Detroit may be nicknamed Motown and be known worldwide as the heart of the American automotive industry, but today, there are only three auto manufacturing facilities that have part of their footprint within Detroit city limits, and just one major plant entirely within the city's borders. That plant is Chrysler's Jefferson North plant, the home of the Jeep Grand Cherokee and Dodge Durango SUVs.
Located on Detroit's east side, the plant is in the middle of a neglected, high-crime neighborhood, surrounded by numerous abandoned houses and boarded-up storefronts. But Jefferson North has defied the odds to become one of Chrysler's most productive plants, and a key profit source for the company. The plant employs 4600 workers, a third of whom live within Detroit proper.
New York Times writer Bill Vlasic has written a profile on the plant and its workers as a success story of the post-bailout Detroit and as an example of the nascent comeback in the embattled Midwestern industrial city, which still suffers from 16-percent unemployment and has recently gone into state-ordered emergency management.
The plant's success also defies convention by having a fully UAW represented workforce, and being located in a heavily pro-union state.
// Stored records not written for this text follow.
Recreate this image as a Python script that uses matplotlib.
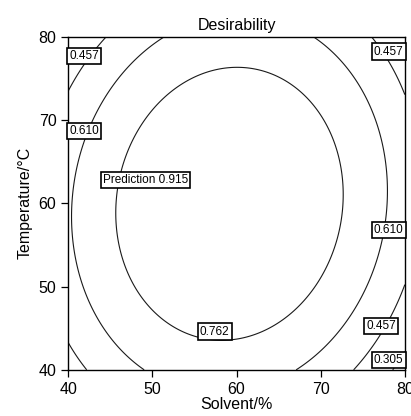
import numpy as np
import matplotlib.pyplot as plt

plt.rcParams['font.family'] = ['Liberation Sans', 'DejaVu Sans']

# Factor ranges
solvent_range = [40, 80]        # Solvent/%
temperature_range = [40, 80]    # Temperature/°C

# Quadratic model of desirability in coded factors (A = solvent, B = temperature)
b0, bA, bB, bAB, bAA, bBB = 0.925, -0.030, 0.000, 0.040, -0.360, -0.245

contour_levels = [0.305, 0.457, 0.610, 0.762]
prediction = 0.915

# Grid
x = np.linspace(solvent_range[0], solvent_range[1], 201)
y = np.linspace(temperature_range[0], temperature_range[1], 201)
X, Y = np.meshgrid(x, y)
A = (X - 60) / 20
B = (Y - 60) / 20
D = b0 + bA * A + bB * B + bAB * A * B + bAA * A ** 2 + bBB * B ** 2

fig = plt.figure(figsize=(4.11, 4.16), dpi=100)
ax = fig.add_axes([0.166, 0.111, 0.819, 0.801])

ax.contour(X, Y, D, levels=contour_levels, colors='#1a1a1a', linewidths=0.8)

# Contour labels (boxed, horizontal)
box = dict(facecolor='white', edgecolor='black', linewidth=1.2, pad=1.5)
lbl = [
    ('0.457', 40.15, 77.7, 'left'),
    ('0.457', 79.85, 78.2, 'right'),
    ('0.610', 40.15, 68.7, 'left'),
    ('0.610', 79.85, 56.8, 'right'),
    ('0.762', 57.4, 44.6, 'center'),
    ('0.457', 77.2, 45.3, 'center'),
    ('0.305', 79.85, 41.2, 'right'),
]
for txt, tx, ty, ha in lbl:
    ax.text(tx, ty, txt, ha=ha, va='center', fontsize=8.5, bbox=box, zorder=5)

ax.text(49.2, 62.8, 'Prediction %.3f' % prediction, ha='center', va='center',
        fontsize=8.5, bbox=box, zorder=5)

ax.set_xlim(solvent_range)
ax.set_ylim(temperature_range)
ax.set_xticks([40, 50, 60, 70, 80])
ax.set_yticks([40, 50, 60, 70, 80])
ax.tick_params(direction='out', length=5, width=0.9, labelsize=11.5)
for s in ax.spines.values():
    s.set_linewidth(1.0)

ax.set_xlabel('Solvent/%', fontsize=11.5, labelpad=0)
ax.set_ylabel('Temperature/°C', fontsize=11.5, labelpad=4)
ax.set_title('Desirability', fontsize=11.5, pad=5)

fig.savefig('out.png', dpi=100)
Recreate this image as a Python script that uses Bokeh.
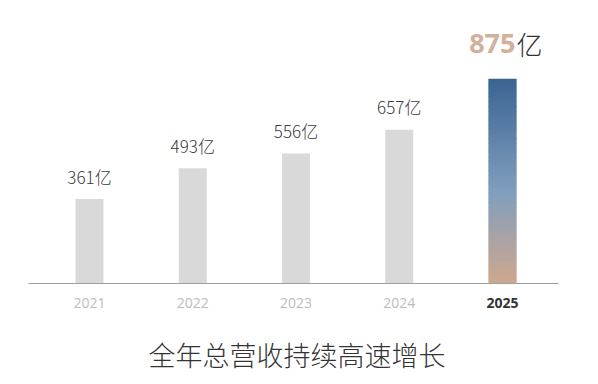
import numpy as np
from bokeh.plotting import figure
from bokeh.models import ColumnDataSource, Range1d
from bokeh.core.properties import value
from bokeh.embed import file_html
from bokeh.resources import INLINE

years = ["2021", "2022", "2023", "2024", "2025"]
revenue = [361, 493, 556, 657, 875]
labels = ["361亿", "493亿", "556亿", "657亿"]
highlight_label = "875"
unit = "亿"
title_text = "全年总营收持续高速增长"

W, H = 598, 384
px_per_slot = 103.25
first_center = 89
baseline_px = 283
px_per_unit = 0.234

x_start = -first_center / px_per_slot
x_end = (W - first_center) / px_per_slot
y_top = baseline_px / px_per_unit
y_bot = -(H - baseline_px) / px_per_unit

p = figure(width=W, height=H, output_backend="svg", toolbar_location=None,
           x_range=Range1d(x_start, x_end), y_range=Range1d(y_bot, y_top),
           min_border=0)
p.axis.visible = False
p.grid.visible = False
p.outline_line_color = None
p.background_fill_color = "white"
p.border_fill_color = "white"

xs = np.arange(len(years))
bw = 28 / px_per_slot
CJK_LIGHT = value("'Noto Sans CJK SC Light', 'Noto Sans CJK SC'")

# grey bars
src = ColumnDataSource(dict(x=xs[:-1], top=revenue[:-1], lab=labels))
p.vbar(x="x", top="top", bottom=0, width=bw, source=src,
       fill_color="#d9d9d9", line_color=None)

# gradient bar (stacked slices)
def lerp(c1, c2, t):
    return tuple(int(round(a + (b - a) * t)) for a, b in zip(c1, c2))

stops = [(0.0, (207, 168, 142)), (0.45, (128, 158, 190)), (1.0, (58, 100, 146))]
N = 160
fr = np.linspace(0, 1, N + 1)
cols = []
for i in range(N):
    t = (fr[i] + fr[i + 1]) / 2
    for (t0, c0), (t1, c1) in zip(stops[:-1], stops[1:]):
        if t0 <= t <= t1:
            c = lerp(c0, c1, (t - t0) / (t1 - t0))
            break
    cols.append("#%02x%02x%02x" % c)
last = revenue[-1]
bottoms = list(fr[:-1] * last)
tops = [min(v + last * 0.004, last) for v in fr[1:] * last]
gsrc = ColumnDataSource(dict(left=[xs[-1] - bw / 2] * N, right=[xs[-1] + bw / 2] * N,
                             bottom=bottoms, top=tops, c=cols))
p.quad(left="left", right="right", bottom="bottom", top="top", fill_color="c",
       line_color=None, source=gsrc)

# baseline
p.segment(x0=[-61 / px_per_slot], x1=[(558 - first_center) / px_per_slot], y0=[0], y1=[0],
          line_color="#9e9e9e", line_width=1)

# value labels
p.text(x="x", y="top", text="lab", source=src, text_align="center", text_baseline="alphabetic",
       y_offset=-23, text_font=CJK_LIGHT, text_font_size="17px", text_color="#3a3a3a")
p.text(x=[xs[-1]], y=[last], text=[highlight_label], text_align="right", text_baseline="alphabetic",
       y_offset=-35, x_offset=13, text_font=value("Open Sans"), text_font_style="bold",
       text_font_size="27px", text_color="#d2b09b")
p.text(x=[xs[-1]], y=[last], text=[unit], text_align="left", text_baseline="alphabetic",
       y_offset=-35, x_offset=14, text_font=CJK_LIGHT,
       text_font_size="26px", text_color="#333333")

# year labels
p.text(x=xs[:-1], y=[0] * (len(years) - 1), text=years[:-1], text_align="center",
       text_baseline="middle", y_offset=19, text_font=value("Open Sans"),
       text_font_size="14px", text_color="#bdbdbd")
p.text(x=[xs[-1]], y=[0], text=[years[-1]], text_align="center", text_baseline="middle",
       y_offset=19, text_font=value("Open Sans"), text_font_style="bold",
       text_font_size="14px", text_color="#333333")

# title
p.text(x=[2.01], y=[0], text=[title_text], text_align="center", text_baseline="middle",
       y_offset=71, text_font=CJK_LIGHT, text_font_size="27px", text_color="#333333")

open("out.html", "w").write(file_html(p, INLINE))
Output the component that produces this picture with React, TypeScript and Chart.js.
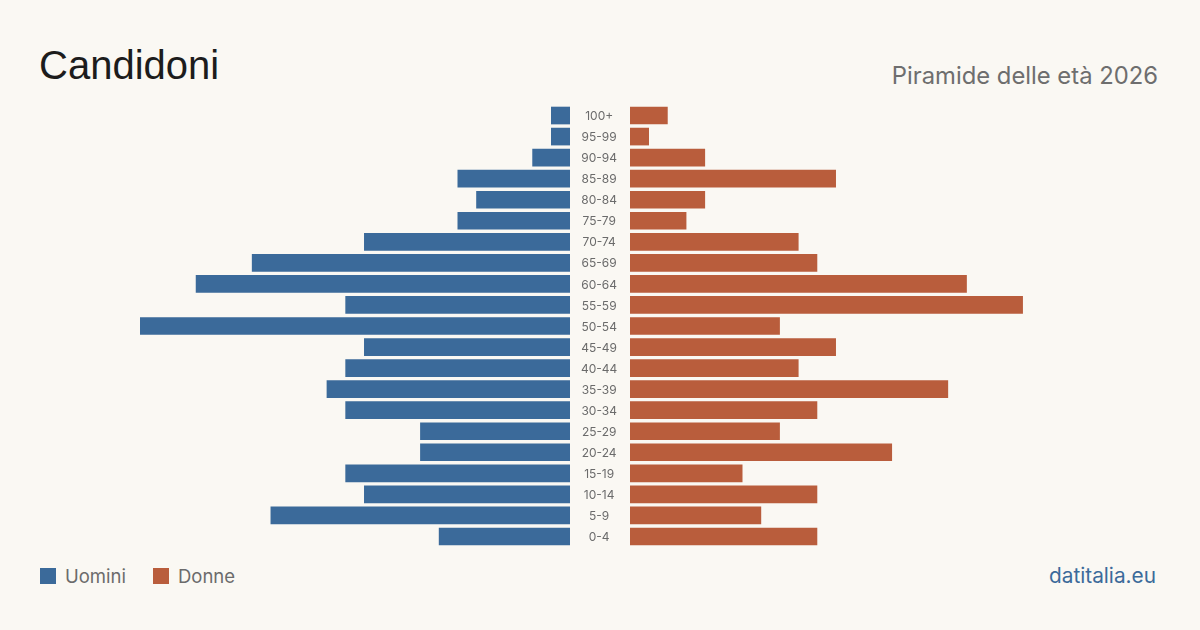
import React, { useEffect, useRef } from "react";
import { Chart, registerables } from "chart.js";

Chart.register(...registerables);

const ageGroups = [
  "100+", "95-99", "90-94", "85-89", "80-84", "75-79", "70-74", "65-69",
  "60-64", "55-59", "50-54", "45-49", "40-44", "35-39", "30-34", "25-29",
  "20-24", "15-19", "10-14", "5-9", "0-4",
];
const uomini = [1, 1, 2, 6, 5, 6, 11, 17, 20, 12, 23, 11, 12, 13, 12, 8, 8, 12, 11, 16, 7];
const donne = [2, 1, 4, 11, 4, 3, 9, 10, 18, 21, 8, 11, 9, 17, 10, 8, 14, 6, 10, 7, 10];

const BLUE = "#3b6a9a";
const ORANGE = "#b95d3c";
const BG = "#faf8f3";
const FONT = "Inter, 'Noto Sans', sans-serif";

const axisMax = Math.max(...uomini, ...donne);

function PyramidSide({ side }: { side: "left" | "right" }) {
  const ref = useRef<HTMLCanvasElement | null>(null);
  useEffect(() => {
    if (!ref.current) return;
    const isLeft = side === "left";
    const chart = new Chart(ref.current, {
      type: "bar",
      data: {
        labels: ageGroups,
        datasets: [
          {
            label: isLeft ? "Uomini" : "Donne",
            data: isLeft ? uomini : donne,
            backgroundColor: isLeft ? BLUE : ORANGE,
            barThickness: 17,
            borderWidth: 0,
          },
        ],
      },
      options: {
        indexAxis: "y",
        animation: false,
        responsive: false,
        maintainAspectRatio: false,
        layout: { padding: 0 },
        plugins: { legend: { display: false }, tooltip: { enabled: false } },
        scales: {
          x: {
            display: false,
            min: 0,
            max: axisMax,
            reverse: isLeft,
          },
          y: {
            display: isLeft,
            position: "right",
            grid: { display: false },
            border: { display: false },
            afterFit: (axis: any) => {
              // age labels sit in a fixed 60px column between the two halves
              if (isLeft) axis.width = 60;
              axis.paddingTop = 0;
              axis.paddingBottom = 0;
            },
            ticks: {
              padding: 3,
              labelOffset: 1,
              crossAlign: "center",
              color: "#6b6b6b",
              font: { family: FONT, size: 12 },
              autoSkip: false,
            },
          },
        },
      },
    });
    return () => chart.destroy();
  }, [side]);
  const w = side === "left" ? 490 : 430;
  return <canvas ref={ref} width={w} height={442} style={{ width: w, height: 442, display: "block" }} />;
}

export default function App() {
  return (
    <div
      style={{
        position: "fixed",
        left: 0,
        top: 0,
        width: 1200,
        height: 630,
        background: BG,
        overflow: "hidden",
        fontFamily: FONT,
      }}
    >
      <div
        style={{
          position: "absolute",
          left: 39,
          top: 42,
          fontFamily: "'Liberation Sans', Arial, sans-serif",
          fontSize: 40,
          color: "#1c1c1c",
          lineHeight: "46px",
        }}
      >
        Candidoni
      </div>
      <div
        style={{
          position: "absolute",
          right: 42,
          top: 62,
          fontSize: 23.8,
          color: "#6e6e6e",
          lineHeight: "28px",
        }}
      >
        Piramide delle età 2026
      </div>

      <div style={{ position: "absolute", left: 140, top: 105 }}>
        <PyramidSide side="left" />
      </div>
      <div style={{ position: "absolute", left: 630, top: 105 }}>
        <PyramidSide side="right" />
      </div>

      <div
        style={{
          position: "absolute",
          left: 40,
          top: 564,
          display: "flex",
          alignItems: "center",
          fontSize: 18.5,
          color: "#6b6b6b",
          lineHeight: "24px",
        }}
      >
        <span style={{ width: 16, height: 16, background: BLUE, display: "inline-block", marginRight: 9 }} />
        <span style={{ marginRight: 27 }}>Uomini</span>
        <span style={{ width: 16, height: 16, background: ORANGE, display: "inline-block", marginRight: 9 }} />
        <span>Donne</span>
      </div>
      <div
        style={{
          position: "absolute",
          right: 44,
          top: 563,
          fontSize: 20.8,
          color: BLUE,
          lineHeight: "26px",
        }}
      >
        datitalia.eu
      </div>
    </div>
  );
}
The sparsely traveled streets surrounding the plant are actually beneficial in moving carrier trucks loaded with new cars out of the plant.
Chrysler also builds the SRT Viper in Detroit at the Conner Ave. assembly plant. The only other plant partially within the Detroit city limits is General Motors' Hamtramck plant, which builds the Chevrolet Volt, Malibu, and Impala, and will build the 2014 Cadillac ELR plug-in hybrid.